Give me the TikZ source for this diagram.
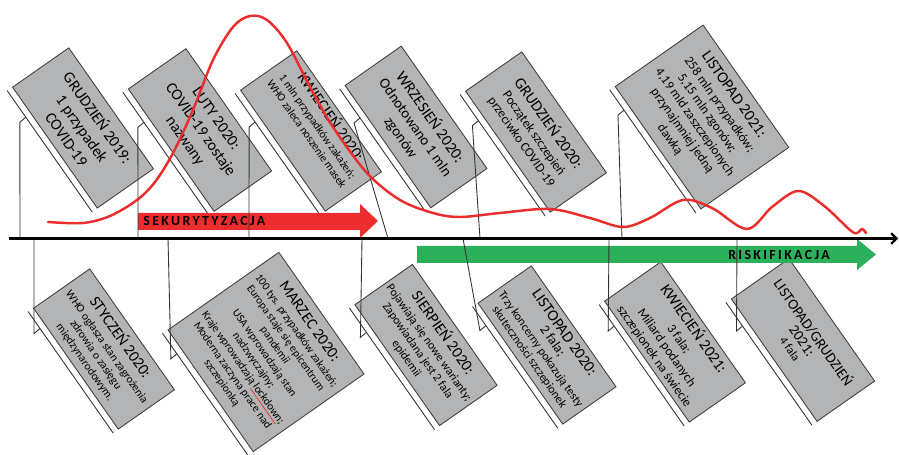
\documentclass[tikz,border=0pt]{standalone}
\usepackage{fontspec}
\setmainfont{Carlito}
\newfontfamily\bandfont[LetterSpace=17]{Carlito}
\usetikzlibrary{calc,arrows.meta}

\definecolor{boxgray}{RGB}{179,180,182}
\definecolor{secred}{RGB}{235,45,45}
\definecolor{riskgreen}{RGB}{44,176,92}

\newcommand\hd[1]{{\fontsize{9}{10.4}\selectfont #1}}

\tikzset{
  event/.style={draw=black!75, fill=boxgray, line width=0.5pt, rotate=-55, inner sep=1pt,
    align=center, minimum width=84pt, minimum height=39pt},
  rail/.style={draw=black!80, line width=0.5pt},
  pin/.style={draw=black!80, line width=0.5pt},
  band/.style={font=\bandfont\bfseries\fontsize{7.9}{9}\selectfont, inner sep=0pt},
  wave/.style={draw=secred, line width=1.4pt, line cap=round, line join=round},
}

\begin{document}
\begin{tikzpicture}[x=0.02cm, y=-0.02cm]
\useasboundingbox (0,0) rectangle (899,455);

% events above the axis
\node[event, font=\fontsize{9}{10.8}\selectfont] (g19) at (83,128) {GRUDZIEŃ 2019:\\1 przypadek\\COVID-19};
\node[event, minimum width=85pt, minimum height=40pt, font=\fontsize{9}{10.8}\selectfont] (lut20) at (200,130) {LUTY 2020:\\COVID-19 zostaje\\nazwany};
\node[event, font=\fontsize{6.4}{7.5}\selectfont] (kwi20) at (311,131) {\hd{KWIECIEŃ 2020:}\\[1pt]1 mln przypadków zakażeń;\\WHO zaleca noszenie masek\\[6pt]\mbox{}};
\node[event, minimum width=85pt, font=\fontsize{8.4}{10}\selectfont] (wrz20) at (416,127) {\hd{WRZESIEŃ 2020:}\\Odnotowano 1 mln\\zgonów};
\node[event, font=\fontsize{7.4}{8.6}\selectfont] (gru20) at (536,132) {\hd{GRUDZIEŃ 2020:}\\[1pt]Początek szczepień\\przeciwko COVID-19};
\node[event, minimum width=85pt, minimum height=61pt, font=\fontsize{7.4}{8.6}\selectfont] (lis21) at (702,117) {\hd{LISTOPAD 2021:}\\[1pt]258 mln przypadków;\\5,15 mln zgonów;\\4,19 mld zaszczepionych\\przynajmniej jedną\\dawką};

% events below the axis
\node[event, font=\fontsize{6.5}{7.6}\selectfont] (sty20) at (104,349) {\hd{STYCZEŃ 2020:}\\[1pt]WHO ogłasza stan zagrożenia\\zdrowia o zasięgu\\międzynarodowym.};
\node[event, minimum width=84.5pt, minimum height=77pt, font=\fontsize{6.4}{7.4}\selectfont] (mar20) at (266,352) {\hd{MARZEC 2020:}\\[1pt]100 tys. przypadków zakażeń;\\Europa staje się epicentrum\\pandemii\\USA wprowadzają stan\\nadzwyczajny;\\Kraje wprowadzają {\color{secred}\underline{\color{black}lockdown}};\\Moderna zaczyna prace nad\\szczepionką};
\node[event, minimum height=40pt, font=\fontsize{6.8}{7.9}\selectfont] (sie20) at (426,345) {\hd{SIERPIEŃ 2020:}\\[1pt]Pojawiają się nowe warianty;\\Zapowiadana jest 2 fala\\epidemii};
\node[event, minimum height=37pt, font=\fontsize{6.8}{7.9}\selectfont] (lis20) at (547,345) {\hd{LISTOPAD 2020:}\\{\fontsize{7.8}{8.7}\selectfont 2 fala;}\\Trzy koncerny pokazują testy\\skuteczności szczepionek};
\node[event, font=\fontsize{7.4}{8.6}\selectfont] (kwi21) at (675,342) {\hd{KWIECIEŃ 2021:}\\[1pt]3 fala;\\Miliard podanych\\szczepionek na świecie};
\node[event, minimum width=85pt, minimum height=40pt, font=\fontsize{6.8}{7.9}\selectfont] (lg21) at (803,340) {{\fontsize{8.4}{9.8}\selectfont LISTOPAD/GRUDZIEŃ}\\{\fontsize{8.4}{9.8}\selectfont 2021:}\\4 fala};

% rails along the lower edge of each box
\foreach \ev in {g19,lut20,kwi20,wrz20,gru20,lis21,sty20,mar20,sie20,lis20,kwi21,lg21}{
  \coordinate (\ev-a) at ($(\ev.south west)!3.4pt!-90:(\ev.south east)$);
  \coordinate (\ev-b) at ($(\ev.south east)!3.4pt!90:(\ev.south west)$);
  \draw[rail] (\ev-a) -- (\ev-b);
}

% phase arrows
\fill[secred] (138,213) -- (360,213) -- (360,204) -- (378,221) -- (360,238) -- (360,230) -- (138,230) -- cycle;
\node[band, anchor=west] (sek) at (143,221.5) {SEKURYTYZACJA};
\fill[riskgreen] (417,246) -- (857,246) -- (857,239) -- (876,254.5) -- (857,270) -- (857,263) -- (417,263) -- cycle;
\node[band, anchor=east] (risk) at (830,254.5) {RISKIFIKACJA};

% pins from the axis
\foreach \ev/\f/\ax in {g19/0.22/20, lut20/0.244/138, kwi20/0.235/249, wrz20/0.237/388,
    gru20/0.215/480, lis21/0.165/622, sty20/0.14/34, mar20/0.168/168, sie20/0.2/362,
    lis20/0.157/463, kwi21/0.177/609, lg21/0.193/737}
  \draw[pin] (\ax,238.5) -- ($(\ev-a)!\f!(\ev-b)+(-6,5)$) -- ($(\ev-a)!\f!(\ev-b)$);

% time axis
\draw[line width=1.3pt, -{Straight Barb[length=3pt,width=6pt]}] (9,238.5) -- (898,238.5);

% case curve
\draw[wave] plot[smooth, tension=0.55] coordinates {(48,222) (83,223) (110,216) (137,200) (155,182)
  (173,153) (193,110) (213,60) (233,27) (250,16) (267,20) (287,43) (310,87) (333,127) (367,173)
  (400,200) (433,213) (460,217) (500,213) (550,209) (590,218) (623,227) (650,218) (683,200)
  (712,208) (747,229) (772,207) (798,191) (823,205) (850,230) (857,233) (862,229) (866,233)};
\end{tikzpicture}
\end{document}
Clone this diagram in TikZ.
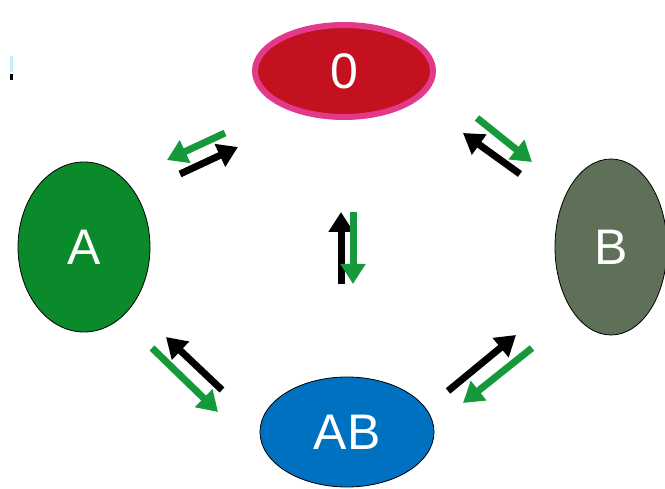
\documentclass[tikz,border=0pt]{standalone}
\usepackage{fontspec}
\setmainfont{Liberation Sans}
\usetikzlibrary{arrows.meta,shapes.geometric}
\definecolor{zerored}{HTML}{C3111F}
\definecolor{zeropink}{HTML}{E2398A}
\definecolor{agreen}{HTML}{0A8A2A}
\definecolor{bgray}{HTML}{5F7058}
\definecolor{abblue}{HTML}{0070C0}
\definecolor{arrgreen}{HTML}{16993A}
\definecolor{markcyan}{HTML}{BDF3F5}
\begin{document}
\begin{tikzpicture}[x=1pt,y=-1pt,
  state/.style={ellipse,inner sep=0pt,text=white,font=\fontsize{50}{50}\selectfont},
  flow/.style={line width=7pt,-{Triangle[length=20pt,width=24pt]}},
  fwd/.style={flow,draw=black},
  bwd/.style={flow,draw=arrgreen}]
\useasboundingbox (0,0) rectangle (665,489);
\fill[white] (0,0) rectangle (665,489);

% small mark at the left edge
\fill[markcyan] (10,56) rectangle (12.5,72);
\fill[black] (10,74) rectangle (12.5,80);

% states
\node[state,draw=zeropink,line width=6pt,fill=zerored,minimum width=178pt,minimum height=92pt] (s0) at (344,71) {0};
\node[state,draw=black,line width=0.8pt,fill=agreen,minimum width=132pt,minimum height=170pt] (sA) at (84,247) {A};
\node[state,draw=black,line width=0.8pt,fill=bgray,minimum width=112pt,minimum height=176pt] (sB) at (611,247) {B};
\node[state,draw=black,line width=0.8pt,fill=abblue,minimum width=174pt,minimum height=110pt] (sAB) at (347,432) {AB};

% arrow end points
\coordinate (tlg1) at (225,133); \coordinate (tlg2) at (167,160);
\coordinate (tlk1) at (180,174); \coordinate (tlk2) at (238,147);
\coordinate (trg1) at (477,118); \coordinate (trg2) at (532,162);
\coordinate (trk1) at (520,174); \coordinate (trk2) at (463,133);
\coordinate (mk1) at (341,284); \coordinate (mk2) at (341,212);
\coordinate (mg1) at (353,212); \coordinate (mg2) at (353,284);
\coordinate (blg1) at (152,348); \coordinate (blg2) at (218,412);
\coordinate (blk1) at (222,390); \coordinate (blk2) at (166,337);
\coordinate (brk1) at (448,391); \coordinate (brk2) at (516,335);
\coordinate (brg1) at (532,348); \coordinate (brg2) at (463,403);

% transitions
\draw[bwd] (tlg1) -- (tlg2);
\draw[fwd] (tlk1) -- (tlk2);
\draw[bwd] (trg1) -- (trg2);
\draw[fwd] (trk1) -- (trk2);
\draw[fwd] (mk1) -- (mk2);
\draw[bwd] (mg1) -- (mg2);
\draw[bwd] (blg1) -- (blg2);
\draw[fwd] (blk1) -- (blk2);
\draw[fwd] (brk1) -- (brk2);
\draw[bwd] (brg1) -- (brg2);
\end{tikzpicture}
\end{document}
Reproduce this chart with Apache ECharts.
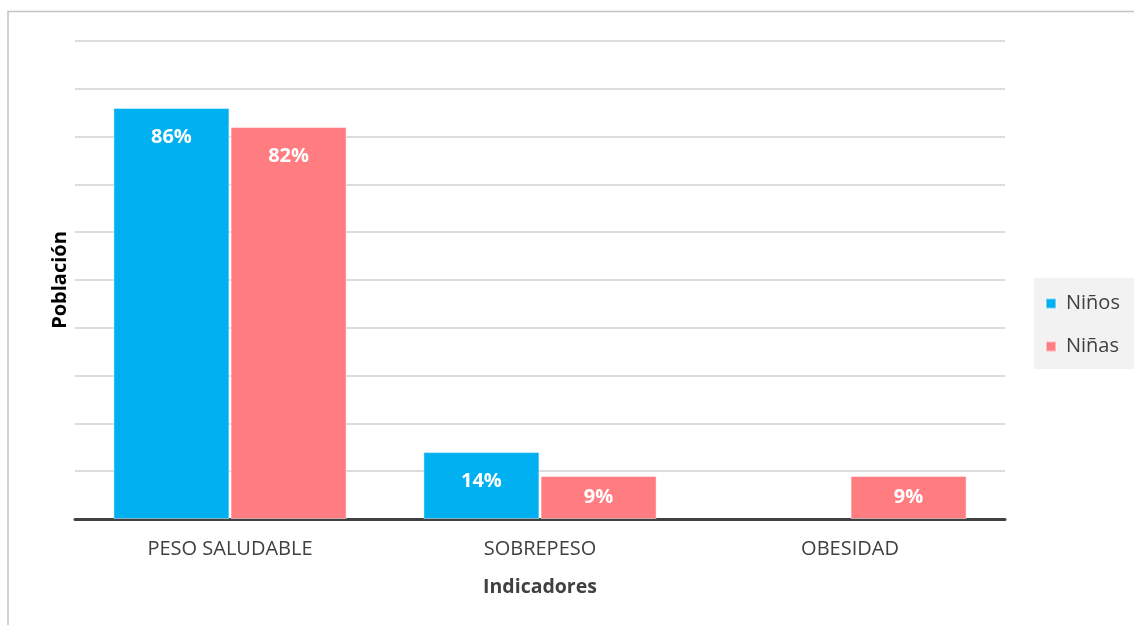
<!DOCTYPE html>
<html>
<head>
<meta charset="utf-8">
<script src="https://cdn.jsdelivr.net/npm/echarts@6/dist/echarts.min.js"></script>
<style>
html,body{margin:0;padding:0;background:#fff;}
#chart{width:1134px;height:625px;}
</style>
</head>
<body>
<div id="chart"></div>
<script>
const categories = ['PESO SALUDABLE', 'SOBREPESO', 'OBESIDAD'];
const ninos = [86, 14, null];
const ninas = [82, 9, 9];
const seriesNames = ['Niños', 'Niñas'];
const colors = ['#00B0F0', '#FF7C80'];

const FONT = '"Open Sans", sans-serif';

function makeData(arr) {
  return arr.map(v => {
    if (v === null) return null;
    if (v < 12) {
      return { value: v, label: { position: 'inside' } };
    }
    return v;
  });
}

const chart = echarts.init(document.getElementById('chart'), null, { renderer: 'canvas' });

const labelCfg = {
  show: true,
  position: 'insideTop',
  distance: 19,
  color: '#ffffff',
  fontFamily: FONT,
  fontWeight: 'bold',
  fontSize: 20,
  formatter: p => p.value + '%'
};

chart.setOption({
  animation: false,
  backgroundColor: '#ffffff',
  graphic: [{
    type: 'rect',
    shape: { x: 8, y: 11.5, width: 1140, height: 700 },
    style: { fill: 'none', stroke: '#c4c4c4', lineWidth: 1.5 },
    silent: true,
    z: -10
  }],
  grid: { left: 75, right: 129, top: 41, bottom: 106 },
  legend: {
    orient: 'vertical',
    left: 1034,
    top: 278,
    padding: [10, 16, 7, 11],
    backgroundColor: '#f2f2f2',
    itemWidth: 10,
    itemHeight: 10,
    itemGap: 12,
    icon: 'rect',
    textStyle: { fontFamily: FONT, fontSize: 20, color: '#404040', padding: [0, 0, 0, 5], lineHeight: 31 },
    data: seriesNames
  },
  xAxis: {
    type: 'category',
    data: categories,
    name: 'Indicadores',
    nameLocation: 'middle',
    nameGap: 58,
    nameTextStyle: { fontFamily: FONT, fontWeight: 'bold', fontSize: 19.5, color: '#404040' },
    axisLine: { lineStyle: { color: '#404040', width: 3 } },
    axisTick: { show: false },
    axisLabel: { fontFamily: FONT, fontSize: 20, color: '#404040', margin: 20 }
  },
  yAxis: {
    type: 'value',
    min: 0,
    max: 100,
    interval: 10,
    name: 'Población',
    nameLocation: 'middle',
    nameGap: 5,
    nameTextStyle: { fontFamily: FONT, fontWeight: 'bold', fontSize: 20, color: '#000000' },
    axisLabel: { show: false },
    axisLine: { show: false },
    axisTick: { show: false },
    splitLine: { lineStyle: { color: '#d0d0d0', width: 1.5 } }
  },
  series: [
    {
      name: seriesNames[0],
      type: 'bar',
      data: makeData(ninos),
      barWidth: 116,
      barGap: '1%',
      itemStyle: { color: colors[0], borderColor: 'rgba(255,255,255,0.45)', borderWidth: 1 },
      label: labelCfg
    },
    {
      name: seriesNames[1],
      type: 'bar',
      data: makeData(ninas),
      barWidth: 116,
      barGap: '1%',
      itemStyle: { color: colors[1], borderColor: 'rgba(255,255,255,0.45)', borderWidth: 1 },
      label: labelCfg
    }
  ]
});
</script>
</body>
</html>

___

Exercise requirements — Leave out the pictures and give again exactly the lines from the one with "Clone this diagram in TikZ." through the one with "width=174pt,minimum height=110pt] (sAB)", and no others.

Response to this task —
Clone this diagram in TikZ.
\documentclass[tikz,border=0pt]{standalone}
\usepackage{fontspec}
\setmainfont{Liberation Sans}
\usetikzlibrary{arrows.meta,shapes.geometric}
\definecolor{zerored}{HTML}{C3111F}
\definecolor{zeropink}{HTML}{E2398A}
\definecolor{agreen}{HTML}{0A8A2A}
\definecolor{bgray}{HTML}{5F7058}
\definecolor{abblue}{HTML}{0070C0}
\definecolor{arrgreen}{HTML}{16993A}
\definecolor{markcyan}{HTML}{BDF3F5}
\begin{document}
\begin{tikzpicture}[x=1pt,y=-1pt,
  state/.style={ellipse,inner sep=0pt,text=white,font=\fontsize{50}{50}\selectfont},
  flow/.style={line width=7pt,-{Triangle[length=20pt,width=24pt]}},
  fwd/.style={flow,draw=black},
  bwd/.style={flow,draw=arrgreen}]
\useasboundingbox (0,0) rectangle (665,489);
\fill[white] (0,0) rectangle (665,489);

% small mark at the left edge
\fill[markcyan] (10,56) rectangle (12.5,72);
\fill[black] (10,74) rectangle (12.5,80);

% states
\node[state,draw=zeropink,line width=6pt,fill=zerored,minimum width=178pt,minimum height=92pt] (s0) at (344,71) {0};
\node[state,draw=black,line width=0.8pt,fill=agreen,minimum width=132pt,minimum height=170pt] (sA) at (84,247) {A};
\node[state,draw=black,line width=0.8pt,fill=bgray,minimum width=112pt,minimum height=176pt] (sB) at (611,247) {B};
\node[state,draw=black,line width=0.8pt,fill=abblue,minimum width=174pt,minimum height=110pt] (sAB) at (347,432) {AB};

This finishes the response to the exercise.